Consider a reward activity like a sunset cruise in Key West, which, through one supplier, is a two-hour tour on a catamaran with a bottle of wine included. This might be a delightful experience for a mass-market cardholder and a nice way to redeem a few hundred points. But what would resonate with a platinum-tier cardholder is access to a captained yacht share service and a private slip adjacent to Mallory Square. Similar activities, but not always possible to source from the same supplier.
We have found that providing a wide range of content – in other words, the catamaran and the yacht – to meet the needs of each segment is the best way to meet cardholders’ demand for engaging experiences. With access to the appropriate cardholder activity and preference data, the right experiential options can be presented to the right segments at the right time to maximize redemptions and bookings.
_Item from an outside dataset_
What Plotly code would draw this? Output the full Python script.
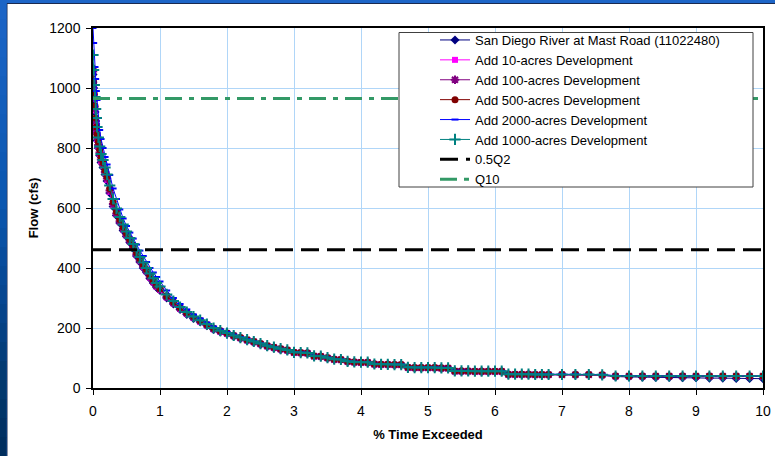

If the advantage is establishing the right supplier relationships to offer a robust portfolio of experiential travel rewards, why not acquire a travel inventory consolidator or existing online travel agency? Or forge those supplier relationships yourself, and build the booking technology to support them? The fact is few financial institutions have the resources (or the will) to spend hundreds of millions to buy an OTA with the capacity to serve its member base. Fewer still have any intention of building something on that scale.
Instead, the optimal approach is to establish strategic partnerships—partners who are actual partners and students of the travel and loyalty space. This kind of partner can help with segmentation, marketing, and program structure—not just tech providers. Our decades of industry expertise have led us to the conclusion that forging strategic partnerships is the most effective way to offer compelling experiential content and satisfy members’ growing appetites for enriching travel experiences.
Even with the right partner, the success of an experiential travel content strategy comes down to data. You have a wealth of cardholder data at your disposal that you can leverage to provide tailored experiential content to cardholder segments that are most likely to react to and engage with it, but you need a partner who can responsibly manage and utilize that data. The right partner will understand your segmentation, offer advice on activating them with experiences, and then customize, package, and dynamically present experiential rewards to those segments. But to do so, they will need access to spend, customer intent, and third-party data.
As an extension of your loyalty technology stack, our platform uses AI and machine learning to get the most accurate, actionable insights from that data and transform them into bookings and increased spending.
AI and machine learning can also help tap into cardholders’ emotional triggers if you understand how they plan and book travel. For example, younger generations find inspiration for (and purchase) their travel differently than their parents' generations did. Most travelers are using social media channels as their preferred online sources for trip planning, according to both Skift and our internal research, but Millennials and Gen Z are influenced extensively by Instagram (the #1 social site for trip planning among 25-34-year-olds) and TikTok (24% of 18-24-year-olds prefer this channel, the largest percentage in the Skift study).
In this age of experiences, financial institutions must make the right strategies and loyalty technology choices to stand apart. Can your loyalty platform integrate AI functionality to predict their browsing behavior and automatically present an experiential option they would not only likely book but that will delight them, too?